Shifting Buyer Intent And The Rise Of Lifestyle-Led Decision Making
Reflecting on how buyer behaviour has evolved, Nair noted that the definition of homeownership itself has changed. “Over the past few years, homebuying motivations have undergone a fundamental shift, from a purely utilitarian pursuit rooted in price, layout, and location, to a highly emotional lifestyle choice. Today’s homebuyers perceive a home as a reflection of who they are and the life they aspire toward.”
He further explained that amenities, sustainability, design language, and community now influence decisions as much as traditional real estate metrics. “Amenities, design language, sustainability, and the promise of a thriving community all play an equally critical role in influencing purchase decisions.”
According to Nair, this shift is also closely linked to a younger buyer base entering the market. “We’re also seeing a noticeable reduction in the average age of homebuyers. Millennials and Gen Z expect brands to be transparent, digitally native, visually authentic, and culturally attuned.”
This change has directly shaped how Century positions its projects and engages with consumers. “This means understanding not only stated needs but also decoding the deeper, latent aspirations that guide their purchase journey.”
As competition intensified in 2025, Century Real Estate leaned into insight-led storytelling grounded in cultural relevance. Nair emphasised that effective marketing begins with empathy rather than execution. “Today’s buyers are more informed, research-driven, and design-conscious than ever before. They compare options rigorously and expect brands to remain transparent throughout the journey.”
He added that standing out requires a deep understanding of buyer psychology. “To meaningfully stand out, marketing must begin with empathy, understanding the buyer’s motivations, mindset, lifestyle needs, and the cultural cues they resonate with.”
Century Real Estate campaigns, he said, are deliberately crafted to reflect Bengaluru’s evolving ethos. “Our campaigns reflect the Bengaluru buyer, someone who seeks ambitious progress while valuing authenticity, warmth, and belonging.”
This approach, according to Nair, has helped the brand cut through category clutter. “This approach has helped us build emotional affinity and long-term brand value in a cluttered category where attention is scarce and trust is paramount.”
AI, Automation And A Unified MarTech Ecosystem
One of the most impactful decisions in 2025 was Century Real Estate’s accelerated adoption of a unified MarTech ecosystem. Nair described this as the brand’s most effective marketing intervention of the year. “Our biggest and most successful intervention this year has been the accelerated implementation of a unified MarTech ecosystem that strengthens customer experience and sales execution.”
He outlined how AI-driven workflows have transformed lead management and conversion efficiency. “By integrating AI-driven workflows, automated nurture journeys, intelligent chat and calling agents, and end-to-end data orchestration, we have been able to accelerate lead velocity, automate qualification, and increase conversion efficiency in a highly competitive market.”
Nair highlighted that AI plays a crucial role across the decision funnel. “Real estate is a category with multiple decision points, which creates several meaningful touchpoints with prospects.” “AI and automation enable us to deliver highly personalised and context-relevant information at scale throughout these stages, helping homebuyers move forward with clarity and confidence.”
With buyers demanding deeper validation before site visits, Century strengthened its digital-first communication strategy.
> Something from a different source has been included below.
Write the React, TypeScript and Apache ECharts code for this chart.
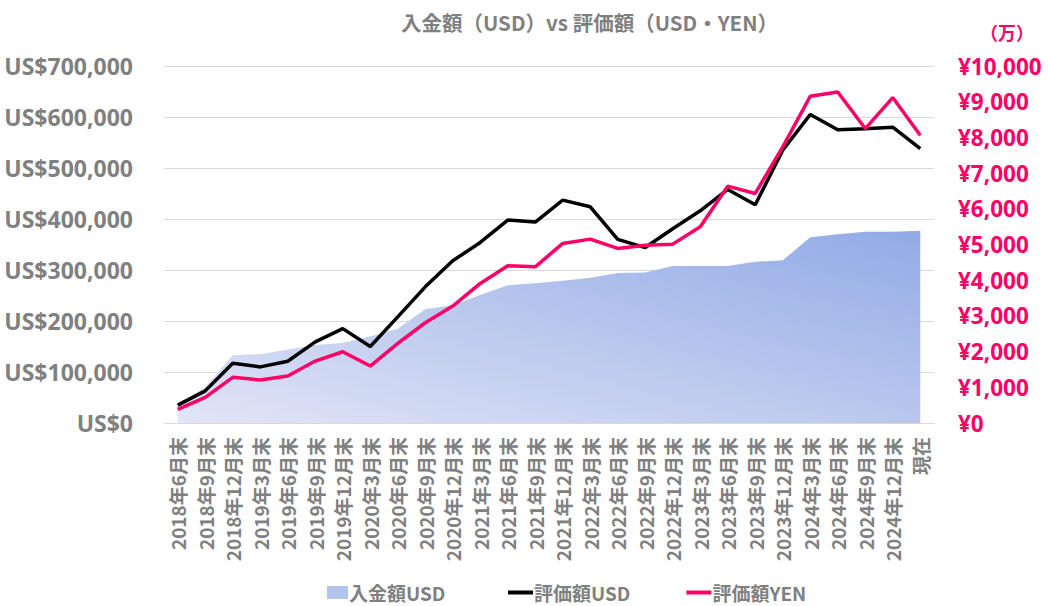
import React, { useEffect, useRef } from "react";
import * as echarts from "echarts";

const categories = [
  "2018年6月末", "2018年9月末", "2018年12月末",
  "2019年3月末", "2019年6月末", "2019年9月末", "2019年12月末",
  "2020年3月末", "2020年6月末", "2020年9月末", "2020年12月末",
  "2021年3月末", "2021年6月末", "2021年9月末", "2021年12月末",
  "2022年3月末", "2022年6月末", "2022年9月末", "2022年12月末",
  "2023年3月末", "2023年6月末", "2023年9月末", "2023年12月末",
  "2024年3月末", "2024年6月末", "2024年9月末", "2024年12月末",
  "現在",
];

const depositUSD = [
  34000, 71000, 133000, 135000, 144000, 153000, 157000,
  170000, 185000, 223000, 231000, 251000, 270000, 274000,
  279000, 285000, 294000, 295000, 308000, 308000, 308000,
  316000, 319000, 364000, 370000, 375000, 375000, 377000,
];

const valueUSD = [
  35000, 63000, 117000, 110000, 121000, 159000, 185000,
  150000, 208000, 267000, 318000, 354000, 398000, 394000,
  437000, 424000, 360000, 344000, 381000, 416000, 458000,
  428000, 535000, 605000, 575000, 577000, 580000, 538000,
];

const valueYEN = [
  383, 719, 1279, 1204, 1316, 1735, 1996,
  1595, 2231, 2808, 3275, 3910, 4403, 4375,
  5030, 5150, 4890, 4982, 5010, 5495, 6634,
  6429, 7734, 9153, 9273, 8248, 9116, 8061,
];

const usdTicks = { min: 0, max: 700000, interval: 100000 };
const yenTicks = { min: 0, max: 10000, interval: 1000 };

const GRAY = "#808080";
const PINK = "#ff0066";
const FONT = "'Noto Sans CJK JP', 'Noto Sans', sans-serif";
const NUMFONT = "'Noto Sans', sans-serif";

const fmt = (v: number) => v.toLocaleString("en-US");

export default function App() {
  const ref = useRef<HTMLDivElement>(null);

  useEffect(() => {
    if (!ref.current) return;
    const chart = echarts.init(ref.current, undefined, { renderer: "svg" });
    const areaGradient = new echarts.graphic.LinearGradient(0, 1, 1, 0, [
      { offset: 0, color: "#e1e5f6" },
      { offset: 1, color: "#92aae6" },
    ]);
    const legendText = {
      color: GRAY,
      fontSize: 19,
      fontWeight: "bold",
      fontFamily: FONT,
      padding: [0, 0, 0, -4],
    };
    chart.setOption({
      animation: false,
      textStyle: { fontFamily: FONT },
      title: {
        text: "入金額（USD）vs 評価額（USD・YEN）",
        left: 396,
        top: 7,
        textStyle: { color: GRAY, fontSize: 20.5, fontWeight: "bold", fontFamily: FONT },
      },
      graphic: [
        {
          type: "text",
          left: 980,
          top: 23,
          style: {
            text: "（万）",
            fill: PINK,
            font: `bold 18px ${FONT}`,
          },
        },
      ],
      legend: [
        {
          left: 322,
          top: 578,
          itemWidth: 21,
          itemHeight: 13,
          textStyle: legendText,
          data: [{ name: "入金額USD", icon: "rect", itemStyle: { color: "#b3c2ee" } }],
        },
        {
          left: 503,
          top: 578,
          itemGap: 56,
          itemWidth: 25,
          itemHeight: 4,
          textStyle: legendText,
          data: [
            { name: "評価額USD", icon: "rect", itemStyle: { color: "#000000", borderWidth: 0 } },
            { name: "評価額YEN", icon: "rect", itemStyle: { color: PINK, borderWidth: 0 } },
          ],
        },
      ],
      grid: { left: 164, right: 114, top: 66, bottom: 183 },
      xAxis: {
        type: "category",
        data: categories,
        boundaryGap: true,
        axisLine: { lineStyle: { color: "#d9d9d9", width: 1 } },
        axisTick: { show: false },
        axisLabel: {
          interval: 0,
          rotate: 90,
          margin: 14,
          color: GRAY,
          fontSize: 19,
          fontWeight: "bold",
          fontFamily: FONT,
        },
      },
      yAxis: [
        {
          type: "value",
          ...usdTicks,
          axisLine: { show: false },
          axisTick: { show: false },
          splitLine: { lineStyle: { color: "#d9d9d9", width: 1 } },
          axisLabel: {
            margin: 31,
            color: GRAY,
            fontSize: 23,
            fontWeight: "bold",
            fontFamily: NUMFONT,
            formatter: (v: number) => "US$" + fmt(v),
          },
        },
        {
          type: "value",
          position: "right",
          ...yenTicks,
          axisLine: { show: false },
          axisTick: { show: false },
          splitLine: { show: false },
          axisLabel: {
            margin: 24,
            color: PINK,
            fontSize: 22.5,
            fontWeight: "bold",
            fontFamily: NUMFONT,
            formatter: (v: number) => "¥" + fmt(v),
          },
        },
      ],
      series: [
        {
          name: "入金額USD",
          type: "line",
          data: depositUSD,
          yAxisIndex: 0,
          symbol: "none",
          lineStyle: { width: 0 },
          itemStyle: { color: "#b3c2ee" },
          areaStyle: { color: areaGradient, opacity: 1 },
          z: 1,
        },
        {
          name: "評価額USD",
          type: "line",
          data: valueUSD,
          yAxisIndex: 0,
          symbol: "none",
          lineStyle: { width: 3.5, color: "#000000" },
          itemStyle: { color: "#000000" },
          z: 3,
        },
        {
          name: "評価額YEN",
          type: "line",
          data: valueYEN,
          yAxisIndex: 1,
          symbol: "none",
          lineStyle: { width: 3.5, color: PINK },
          itemStyle: { color: PINK },
          z: 4,
        },
      ],
    });
    return () => chart.dispose();
  }, []);

  return (
    <div
      ref={ref}
      style={{ position: "fixed", left: 0, top: 0, width: "1048px", height: "606px", background: "#ffffff" }}
    />
  );
}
Nair explained that buyers now expect substance, not surface-level marketing.“The modern homebuyer wants to explore, compare, and validate extensively online, often before considering a site visit.”
To address this, the brand invested in immersive and phygital experiences. “We’ve strategically invested in immersive and phygital formats including high-quality 3D Computer-Generated Imagery films, AR/VR walkthroughs, interactive scale models, digital experience centres, and on-ground phygital installations.” These tools, he said, transform communication into imagination.“They transform communication into imagination, helping customers envision how life unfolds in our spaces.”
Performance, Media Mix and Measurable Outcomes in 2025
Discussing performance outcomes, Vikas Nair explained that Century Real Estate shifted from a narrow high-intent lead strategy to a broader top-of-the-funnel approach. “To optimise efficiency in an increasingly high-cost performance environment, we moved from a narrow high-intent lead strategy to a broader top-of-the-funnel approach,” he said, highlighting how the change allowed the brand to reach relevant audiences earlier and nurture them over time.
Nair added that the new strategy has enhanced efficiency across key metrics. “This shift has helped us drive efficiencies across cost per lead (CPL) and cost per acquisition (CPA), strengthening conversion readiness through continuous engagement,” he noted. On the contribution of different channels, he pointed out, “Performance-led digital channels contribute nearly 50% of qualified leads and walk-ins and drive 20–25% of topline revenue,” underscoring how digital, when integrated with traditional media, forms the most efficient acquisition layer.
In a category defined by long delivery cycles, trust remains Century’s strongest lever.“In a category where buyers commit over 90% of the investment before the home is delivered, trust is the single biggest differentiator.”
Nair reiterated the importance of the brand’s legacy.“ Century Real Estate’s 50-year legacy is built on this foundation, credibility, quality, and consistency.” He also noted a deliberate shift in representation.“We have also ensured women occupy the centre of our narratives, reflecting the reality that they are among the most powerful forces shaping homebuying decisions today.”
Looking Ahead
As buyer journeys become longer and more evaluation-led, real estate marketing is moving towards sharper intelligence, relevance and experience-led discovery. For Century Real Estate, the focus going forward will be on anticipating intent and guiding decision-making more precisely across a high-involvement purchase cycle.
Against this backdrop, Nair said the brand’s priorities will centre on intelligence-led communication. “The future is about delivering the right story at the right moment,” he said, underlining the importance of relevance and timing in influencing consideration.
He added that discovery itself is evolving as buyers seek deeper validation before physical site visits. “Discovery will become more visual, multi-sensory, and hands-on,” Nair said.